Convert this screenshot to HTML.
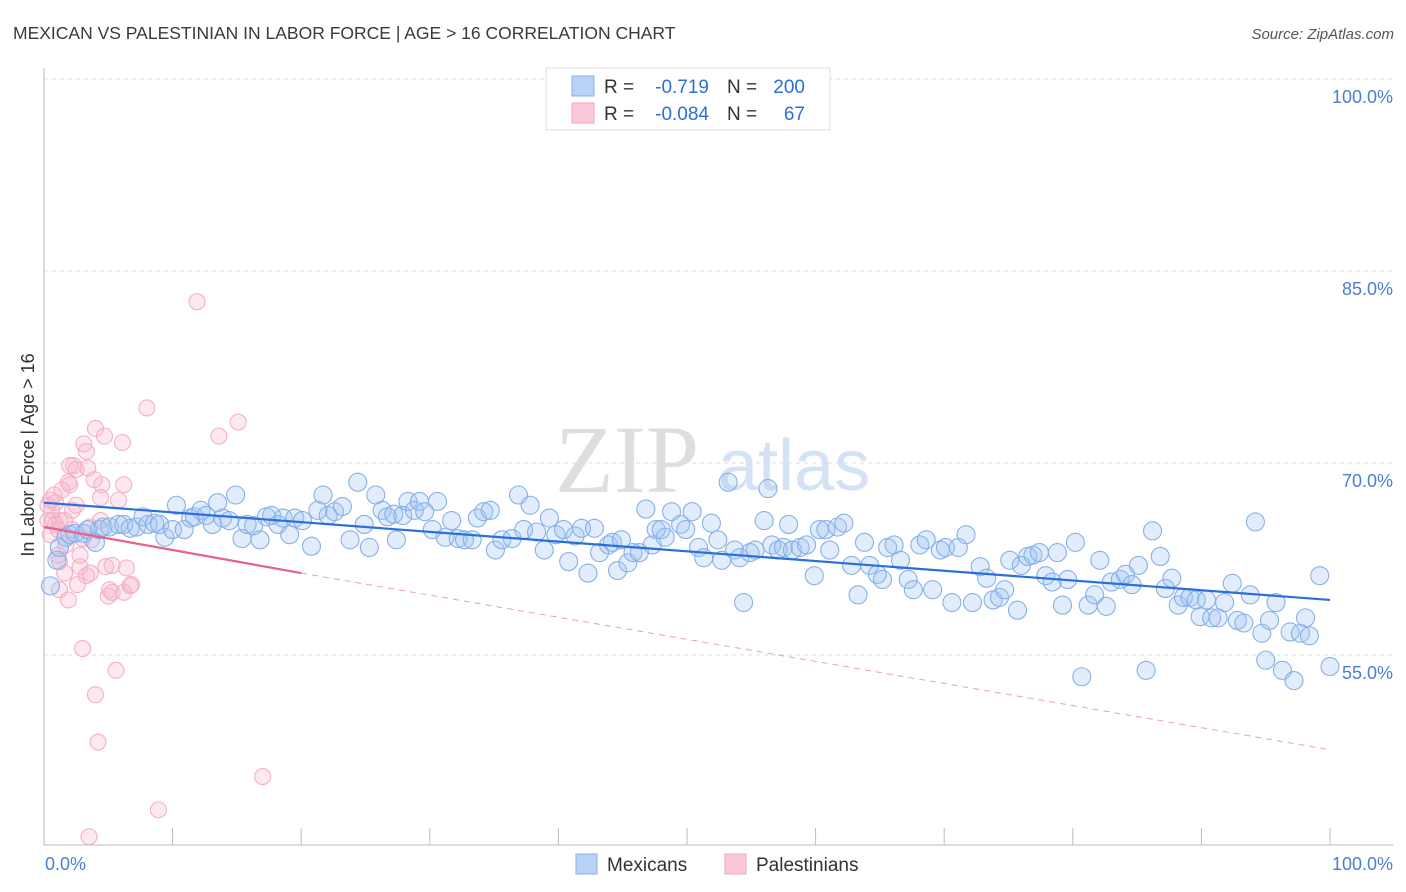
<!DOCTYPE html>
<html><head><meta charset="utf-8"><style>
body{margin:0;background:#fff;font-family:"Liberation Sans",sans-serif;}
#wrap{position:relative;width:1406px;height:892px;overflow:hidden;}
</style></head><body>
<div id="wrap">
<svg id="svg" width="1406" height="892" xmlns="http://www.w3.org/2000/svg"></svg>
</div>
<script>
const blueX=[0.5,1.0,1.2,1.7,2.0,2.4,3.1,3.4,4.0,4.3,4.6,5.1,5.8,6.2,6.7,7.2,7.7,8.1,8.6,9.0,9.4,10.0,10.3,10.9,11.4,11.7,12.2,12.6,13.1,13.5,13.9,14.4,14.9,15.4,15.8,16.3,16.8,17.3,17.7,18.2,18.6,19.1,19.5,20.1,20.8,21.3,21.7,22.1,22.6,23.2,23.8,24.4,24.9,25.3,25.8,26.3,26.7,27.2,27.4,27.9,28.3,28.8,29.2,29.6,30.2,30.6,31.2,31.7,32.2,32.7,33.3,33.7,34.2,34.7,35.1,35.6,36.4,36.9,37.3,37.8,38.3,38.9,39.3,39.8,40.4,40.8,41.3,41.8,42.3,42.8,43.2,43.9,44.2,44.6,44.9,45.4,45.8,46.3,46.8,47.3,47.6,48.0,48.3,48.8,49.5,49.9,50.4,50.9,51.3,51.9,52.4,52.7,53.2,53.7,54.1,54.4,54.9,55.3,56.0,56.3,56.6,57.1,57.5,57.9,58.2,58.8,59.3,59.9,60.3,60.8,61.1,61.7,62.2,62.8,63.3,63.8,64.2,64.8,65.2,65.6,66.1,66.6,67.2,67.6,68.1,68.6,69.1,69.7,70.1,70.6,71.1,71.7,72.2,72.8,73.3,73.8,74.3,74.7,75.1,75.7,76.0,76.5,76.9,77.4,77.9,78.4,78.8,79.2,79.6,80.2,80.7,81.2,81.7,82.1,82.6,83.0,83.7,84.1,84.6,85.1,85.7,86.2,86.8,87.2,87.7,88.2,88.6,89.1,89.6,89.9,90.4,90.8,91.3,91.8,92.4,92.8,93.3,93.8,94.2,94.7,95.0,95.3,95.8,96.3,96.9,97.2,97.7,98.1,98.4,99.2,100];
const blueY=[60.4,62.4,63.4,64.2,64.4,64.5,64.5,64.8,63.8,64.8,65.0,65.0,65.2,65.2,64.9,65.0,65.8,65.2,65.3,65.2,64.2,64.8,66.7,64.8,65.7,65.8,66.3,65.9,65.2,66.9,65.7,65.5,67.5,64.1,65.2,65.1,64.0,65.8,65.9,65.2,65.7,64.4,65.7,65.5,63.5,66.3,67.5,65.9,66.2,66.6,64.0,68.5,65.2,63.4,67.5,66.3,65.8,66.0,64.0,65.9,67.0,66.3,67.0,66.2,64.8,67.0,64.2,65.5,64.1,64.0,64.0,65.7,66.2,66.3,63.2,64.0,64.1,67.5,64.8,66.7,64.6,63.2,65.7,64.4,64.8,62.3,64.3,64.9,61.4,64.9,63.0,63.6,63.8,61.6,64.0,62.2,63.0,63.0,66.4,63.6,64.8,64.8,64.2,66.2,65.2,64.8,66.2,63.4,62.6,65.3,64.0,62.4,68.5,63.2,62.6,59.1,63.0,63.2,65.5,68.0,63.6,63.2,63.4,65.2,63.2,63.4,63.6,61.2,64.8,64.8,63.2,65.0,65.3,62.0,59.7,63.8,62.0,61.3,60.9,63.4,63.6,62.4,60.9,60.1,63.6,64.0,60.1,63.2,63.4,59.1,63.4,64.4,59.1,61.9,61.0,59.3,59.5,60.1,62.4,58.5,62.0,62.7,62.8,63.0,61.2,60.7,63.0,58.9,60.9,63.8,53.3,58.9,59.7,62.4,58.8,60.7,60.9,61.3,60.5,62.0,53.8,64.7,62.7,60.2,61.0,58.9,59.5,59.5,59.3,58.0,59.3,57.9,57.9,59.1,60.6,57.7,57.5,59.7,65.4,56.7,54.6,57.7,59.1,53.8,56.8,53.0,56.7,57.9,56.5,61.2,54.1];
const pinkX=[0.5,0.6,0.7,0.9,0.5,0.9,1.1,1.2,1.4,1.6,1.7,1.9,2.0,2.2,2.3,2.5,2.6,2.8,3.0,3.1,3.3,3.4,3.6,3.7,3.9,4.0,4.0,4.2,4.4,4.5,4.7,4.8,5.0,5.1,5.3,5.6,5.8,6.1,6.2,6.2,6.4,6.7,6.8,8.0,8.9,11.9,13.6,15.1,17.0,3.5,3.0,1.2,2.5,3.3,2.0,1.1,0.3,0.8,1.6,3.6,4.4,5.3,2.8,1.2,1.9,2.2,0.3];
const pinkY=[67.1,66.3,65.5,65.2,64.4,66.9,64.8,65.5,67.9,61.4,63.6,68.5,68.3,64.8,69.8,66.7,60.5,62.8,64.1,71.5,61.2,69.6,61.4,64.0,68.7,51.9,72.7,48.2,67.3,68.3,72.1,61.9,59.6,60.1,59.9,53.8,67.1,71.6,68.3,59.9,61.8,60.4,60.5,74.3,42.9,82.6,72.1,73.2,45.5,40.8,55.5,62.3,69.5,70.9,69.8,62.8,66.7,67.5,65.5,65.0,65.5,62.0,61.9,60.1,59.3,66.3,65.5];
const blueTrendX=[0,100], blueTrendY=[66.9,59.3];
const pinkTrendX=[0,20,100], pinkTrendY=[65.0,61.4,47.6];
const yTicks=[100,85,70,55];
const yTickLabels=["100.0%","85.0%","70.0%","55.0%"];
const xTicks=[0,10,20,30,40,50,60,70,80,90,100];

const NS="http://www.w3.org/2000/svg";
const svg=document.getElementById('svg');
const X0=44,X1=1330,YTOP=79,PXPER=12.8;
function sx(v){return X0+(X1-X0)*v/100;}
function sy(v){return YTOP+(100-v)*PXPER;}
function mk(tag,attrs,parent){const e=document.createElementNS(NS,tag);for(const k in attrs)e.setAttribute(k,attrs[k]);(parent||svg).appendChild(e);return e;}
function txt(s,attrs){const t=mk('text',attrs);t.textContent=s;return t;}

let t=txt("MEXICAN VS PALESTINIAN IN LABOR FORCE | AGE > 16 CORRELATION CHART",{x:13,y:39,'font-size':17.5,fill:'#3a3a3a'});

t=txt("Source: ZipAtlas.com",{x:1394,y:39,'font-size':15,fill:'#555','font-style':'italic','text-anchor':'end'});


t=txt("ZIP",{x:555,y:492,'font-size':96,fill:'#dedede','font-family':'Liberation Serif,serif'});

t=txt("atlas",{x:718,y:490,'font-size':72,fill:'#d3e3f5'});


yTicks.forEach((v,i)=>{
  const g=mk('line',{x1:X0,x2:1393,y1:sy(v),y2:sy(v),stroke:'#dddddd','stroke-dasharray':'4,4','stroke-width':1});
  
  const l=txt(yTickLabels[i],{x:1393,y:sy(v)+24,'font-size':18,fill:'#4a7fd6','text-anchor':'end'});
  
});
let a=mk('line',{x1:X0,x2:X0,y1:68,y2:845,stroke:'#bbb','stroke-width':1});

a=mk('line',{x1:X0,x2:1393,y1:845,y2:845,stroke:'#bbb','stroke-width':1});

xTicks.forEach(v=>{const k=mk('line',{x1:sx(v),x2:sx(v),y1:828,y2:845,stroke:'#bbb'});
  });
t=txt("0.0%",{x:45,y:870,'font-size':18,fill:'#4a7fd6'});

t=txt("100.0%",{x:1393,y:870,'font-size':18,fill:'#4a7fd6','text-anchor':'end'});

t=txt("In Labor Force | Age > 16",{x:0,y:0,'font-size':18,fill:'#333','text-anchor':'middle',transform:'translate(34,455) rotate(-90)'});


const gp=mk('g',{});
pinkX.forEach((v,i)=>{const c=mk('circle',{cx:sx(v),cy:sy(pinkY[i]),r:8,fill:'rgba(248,180,202,0.3)',stroke:'#f4b0c6','stroke-width':1.1},gp);
  });
const gb=mk('g',{});
blueX.forEach((v,i)=>{const c=mk('circle',{cx:sx(v),cy:sy(blueY[i]),r:9,fill:'rgba(160,196,242,0.3)',stroke:'#86b0ea','stroke-width':1.1},gb);
  });

let l=mk('line',{x1:sx(blueTrendX[0]),y1:sy(blueTrendY[0]),x2:sx(blueTrendX[1]),y2:sy(blueTrendY[1]),stroke:'#2a6fd8','stroke-width':2.2});

l=mk('line',{x1:sx(pinkTrendX[0]),y1:sy(pinkTrendY[0]),x2:sx(pinkTrendX[1]),y2:sy(pinkTrendY[1]),stroke:'#e8608e','stroke-width':2.2});

l=mk('line',{x1:sx(pinkTrendX[1]),y1:sy(pinkTrendY[1]),x2:sx(pinkTrendX[2]),y2:sy(pinkTrendY[2]),stroke:'#eaa0b8','stroke-width':1,'stroke-dasharray':'6,5'});


const lg=mk('g',{});
mk('rect',{x:546,y:68,width:284,height:62,fill:'#fff',stroke:'#ddd'},lg);
let r=mk('rect',{x:572,y:76,width:22,height:20,fill:'#b8d3f5',stroke:'#8ab2e8'},lg);

r=mk('rect',{x:572,y:103,width:22,height:20,fill:'#fac8d8',stroke:'#f0a6be'},lg);

function lt(s,x,y,c,anchor){const e=mk('text',{x:x,y:y,'font-size':19,fill:c,'text-anchor':anchor||'start'},lg);e.textContent=s;}
lt("R =",604,93,'#333');lt("-0.719",709,93,'#2a6fd8','end');lt("N =",727,93,'#333');lt("200",805,93,'#2a6fd8','end');
lt("R =",604,120,'#333');lt("-0.084",709,120,'#2a6fd8','end');lt("N =",727,120,'#333');lt("67",805,120,'#2a6fd8','end');

r=mk('rect',{x:576,y:854,width:21,height:20,fill:'#b8d3f5',stroke:'#8ab2e8'});

t=txt("Mexicans",{x:607,y:871,'font-size':19,fill:'#333'});

r=mk('rect',{x:725,y:854,width:21,height:20,fill:'#fac8d8',stroke:'#f0a6be'});

t=txt("Palestinians",{x:756,y:871,'font-size':19,fill:'#333'});

</script>
</body></html>
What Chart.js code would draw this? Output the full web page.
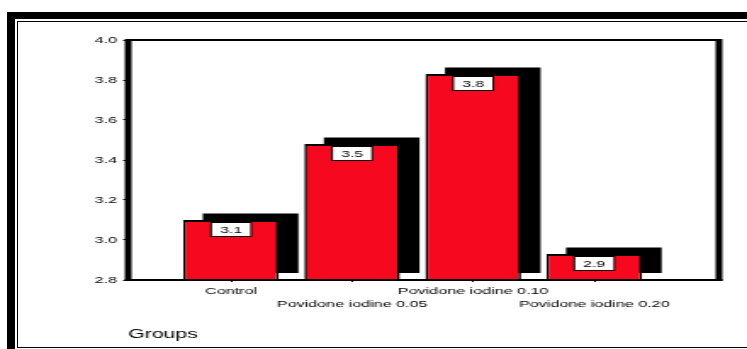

+++

Problem details. Report how many lines above hold the string "this", giving nothing but the number.

Full output. 2